→ **Task instructions**: Beginning with the line that contains "Write a component", retype the entries below exactly, ending with the line that contains "Chart.register(...registerables);". Leave out any pictures.

→ **Data for processing**:
◇ ◇ ◇
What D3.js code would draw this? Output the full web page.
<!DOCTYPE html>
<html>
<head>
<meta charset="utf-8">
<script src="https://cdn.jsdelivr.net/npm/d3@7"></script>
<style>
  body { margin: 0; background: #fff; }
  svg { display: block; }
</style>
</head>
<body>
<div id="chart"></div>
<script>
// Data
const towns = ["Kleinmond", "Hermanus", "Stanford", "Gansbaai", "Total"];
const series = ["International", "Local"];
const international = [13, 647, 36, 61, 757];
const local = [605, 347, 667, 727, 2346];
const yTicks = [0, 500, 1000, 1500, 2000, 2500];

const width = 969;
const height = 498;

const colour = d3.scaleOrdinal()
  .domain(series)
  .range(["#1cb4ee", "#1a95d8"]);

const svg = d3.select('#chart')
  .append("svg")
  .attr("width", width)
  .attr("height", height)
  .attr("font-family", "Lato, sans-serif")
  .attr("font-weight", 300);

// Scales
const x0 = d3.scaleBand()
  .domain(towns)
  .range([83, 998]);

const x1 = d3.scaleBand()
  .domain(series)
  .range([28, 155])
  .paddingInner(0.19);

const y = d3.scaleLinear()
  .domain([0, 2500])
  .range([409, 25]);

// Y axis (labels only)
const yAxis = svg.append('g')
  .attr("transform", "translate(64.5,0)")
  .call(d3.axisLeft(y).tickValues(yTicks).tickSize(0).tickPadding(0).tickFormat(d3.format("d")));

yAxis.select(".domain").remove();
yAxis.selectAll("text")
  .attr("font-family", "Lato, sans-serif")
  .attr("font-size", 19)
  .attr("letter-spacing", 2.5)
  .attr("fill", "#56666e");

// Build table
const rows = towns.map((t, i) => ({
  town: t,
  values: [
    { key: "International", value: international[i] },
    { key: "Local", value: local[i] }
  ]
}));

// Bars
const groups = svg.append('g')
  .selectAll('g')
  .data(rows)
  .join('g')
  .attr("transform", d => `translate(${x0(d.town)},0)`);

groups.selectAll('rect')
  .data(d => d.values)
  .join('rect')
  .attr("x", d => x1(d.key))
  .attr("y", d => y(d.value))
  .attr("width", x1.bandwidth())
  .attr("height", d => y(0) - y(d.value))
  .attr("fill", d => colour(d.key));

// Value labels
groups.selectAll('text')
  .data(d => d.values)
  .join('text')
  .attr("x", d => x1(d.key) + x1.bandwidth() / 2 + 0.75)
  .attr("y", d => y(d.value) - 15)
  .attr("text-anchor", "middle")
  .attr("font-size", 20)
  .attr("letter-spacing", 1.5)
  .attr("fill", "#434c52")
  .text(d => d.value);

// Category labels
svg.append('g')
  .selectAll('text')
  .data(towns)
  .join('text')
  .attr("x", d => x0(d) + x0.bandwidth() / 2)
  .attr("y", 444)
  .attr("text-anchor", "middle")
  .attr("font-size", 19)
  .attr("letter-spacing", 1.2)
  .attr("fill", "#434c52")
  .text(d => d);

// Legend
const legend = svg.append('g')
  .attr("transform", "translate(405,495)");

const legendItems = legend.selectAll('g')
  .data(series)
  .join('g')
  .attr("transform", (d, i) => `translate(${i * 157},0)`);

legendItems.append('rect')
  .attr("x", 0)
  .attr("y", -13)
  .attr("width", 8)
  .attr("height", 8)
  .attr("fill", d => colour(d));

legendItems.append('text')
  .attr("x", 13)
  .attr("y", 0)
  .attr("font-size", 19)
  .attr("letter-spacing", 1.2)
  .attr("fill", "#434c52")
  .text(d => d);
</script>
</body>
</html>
◇ ◇ ◇
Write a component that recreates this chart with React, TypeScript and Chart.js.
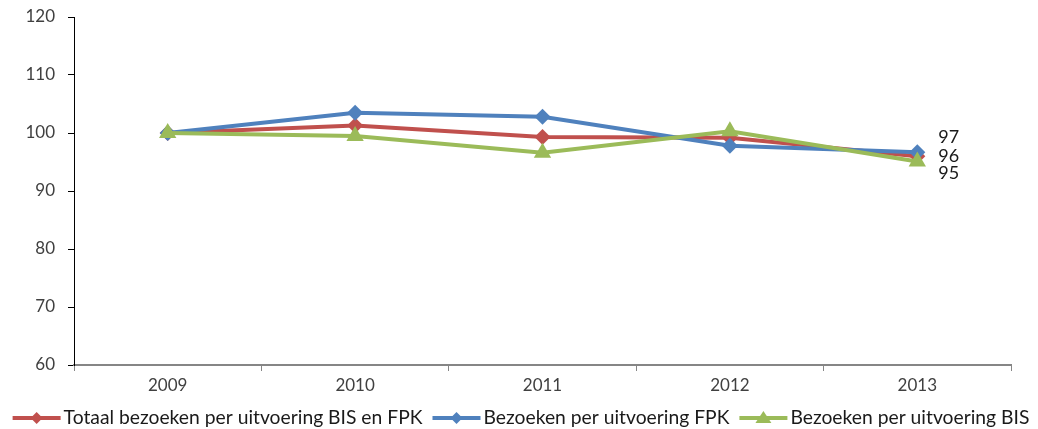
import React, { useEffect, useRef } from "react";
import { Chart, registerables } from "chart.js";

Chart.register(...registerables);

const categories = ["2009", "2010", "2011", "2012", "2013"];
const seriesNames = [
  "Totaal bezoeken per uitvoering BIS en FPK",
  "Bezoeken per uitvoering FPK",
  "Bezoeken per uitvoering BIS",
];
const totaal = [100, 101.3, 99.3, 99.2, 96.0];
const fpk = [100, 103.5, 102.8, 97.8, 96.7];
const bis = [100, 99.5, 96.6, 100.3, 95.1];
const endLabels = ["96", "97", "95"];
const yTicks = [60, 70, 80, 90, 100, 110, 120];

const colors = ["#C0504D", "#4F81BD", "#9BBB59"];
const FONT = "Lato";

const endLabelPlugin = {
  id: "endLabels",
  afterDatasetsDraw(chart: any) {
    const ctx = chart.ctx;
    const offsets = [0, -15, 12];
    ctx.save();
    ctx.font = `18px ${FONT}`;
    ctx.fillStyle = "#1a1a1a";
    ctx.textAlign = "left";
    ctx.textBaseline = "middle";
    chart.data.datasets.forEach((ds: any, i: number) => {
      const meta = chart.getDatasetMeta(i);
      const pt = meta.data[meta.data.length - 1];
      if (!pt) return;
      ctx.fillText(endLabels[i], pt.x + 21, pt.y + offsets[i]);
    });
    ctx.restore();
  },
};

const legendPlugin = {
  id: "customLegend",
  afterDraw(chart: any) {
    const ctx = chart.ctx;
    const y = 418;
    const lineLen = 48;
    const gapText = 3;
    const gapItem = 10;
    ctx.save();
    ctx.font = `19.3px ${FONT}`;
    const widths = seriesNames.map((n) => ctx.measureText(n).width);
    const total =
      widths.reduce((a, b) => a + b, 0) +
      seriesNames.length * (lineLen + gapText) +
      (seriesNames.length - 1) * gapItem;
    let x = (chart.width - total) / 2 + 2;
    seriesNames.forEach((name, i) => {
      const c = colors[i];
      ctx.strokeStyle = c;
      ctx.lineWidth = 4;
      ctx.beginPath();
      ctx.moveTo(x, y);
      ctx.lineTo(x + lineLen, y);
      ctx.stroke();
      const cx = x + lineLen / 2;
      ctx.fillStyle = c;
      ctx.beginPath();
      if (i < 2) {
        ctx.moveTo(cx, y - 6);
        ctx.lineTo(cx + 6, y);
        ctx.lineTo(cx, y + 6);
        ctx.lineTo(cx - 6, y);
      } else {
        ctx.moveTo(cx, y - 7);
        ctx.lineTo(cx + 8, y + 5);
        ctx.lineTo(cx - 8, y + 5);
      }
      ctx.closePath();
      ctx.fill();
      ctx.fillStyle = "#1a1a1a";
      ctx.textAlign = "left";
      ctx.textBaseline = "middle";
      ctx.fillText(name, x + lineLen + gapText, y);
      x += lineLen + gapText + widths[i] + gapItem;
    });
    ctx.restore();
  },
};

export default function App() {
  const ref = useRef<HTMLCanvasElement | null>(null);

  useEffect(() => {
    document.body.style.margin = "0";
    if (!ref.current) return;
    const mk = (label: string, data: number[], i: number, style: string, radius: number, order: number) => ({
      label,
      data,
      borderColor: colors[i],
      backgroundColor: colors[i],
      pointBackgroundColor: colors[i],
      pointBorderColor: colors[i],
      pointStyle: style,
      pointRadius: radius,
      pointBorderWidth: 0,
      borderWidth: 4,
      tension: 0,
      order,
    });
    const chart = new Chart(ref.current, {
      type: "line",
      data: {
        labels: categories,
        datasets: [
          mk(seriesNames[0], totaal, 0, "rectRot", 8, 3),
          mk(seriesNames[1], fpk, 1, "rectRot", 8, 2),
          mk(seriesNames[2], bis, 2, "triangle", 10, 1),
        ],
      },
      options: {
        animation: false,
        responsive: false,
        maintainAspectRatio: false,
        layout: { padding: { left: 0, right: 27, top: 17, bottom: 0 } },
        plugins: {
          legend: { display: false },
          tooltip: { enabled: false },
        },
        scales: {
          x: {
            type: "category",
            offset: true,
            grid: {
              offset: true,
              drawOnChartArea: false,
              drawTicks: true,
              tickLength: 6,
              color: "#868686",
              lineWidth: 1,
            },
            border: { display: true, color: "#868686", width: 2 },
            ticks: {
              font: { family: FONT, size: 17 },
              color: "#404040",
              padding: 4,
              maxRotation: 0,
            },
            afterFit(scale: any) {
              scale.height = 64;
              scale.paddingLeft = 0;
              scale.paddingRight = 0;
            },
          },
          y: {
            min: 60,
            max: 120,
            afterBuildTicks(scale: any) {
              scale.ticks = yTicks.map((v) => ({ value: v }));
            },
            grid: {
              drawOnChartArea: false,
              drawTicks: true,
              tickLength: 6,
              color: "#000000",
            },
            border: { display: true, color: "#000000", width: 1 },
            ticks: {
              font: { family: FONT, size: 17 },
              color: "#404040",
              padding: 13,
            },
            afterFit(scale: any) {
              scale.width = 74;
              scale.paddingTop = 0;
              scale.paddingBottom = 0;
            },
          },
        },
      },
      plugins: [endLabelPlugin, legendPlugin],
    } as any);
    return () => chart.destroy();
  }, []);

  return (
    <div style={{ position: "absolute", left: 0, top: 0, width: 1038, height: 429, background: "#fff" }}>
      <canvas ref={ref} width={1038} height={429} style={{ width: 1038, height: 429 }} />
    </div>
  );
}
◇ ◇ ◇
→ **Completed task**:
Write a component that recreates this chart with React, TypeScript and Chart.js.
import React, { useEffect, useRef } from "react";
import { Chart, registerables } from "chart.js";

Chart.register(...registerables);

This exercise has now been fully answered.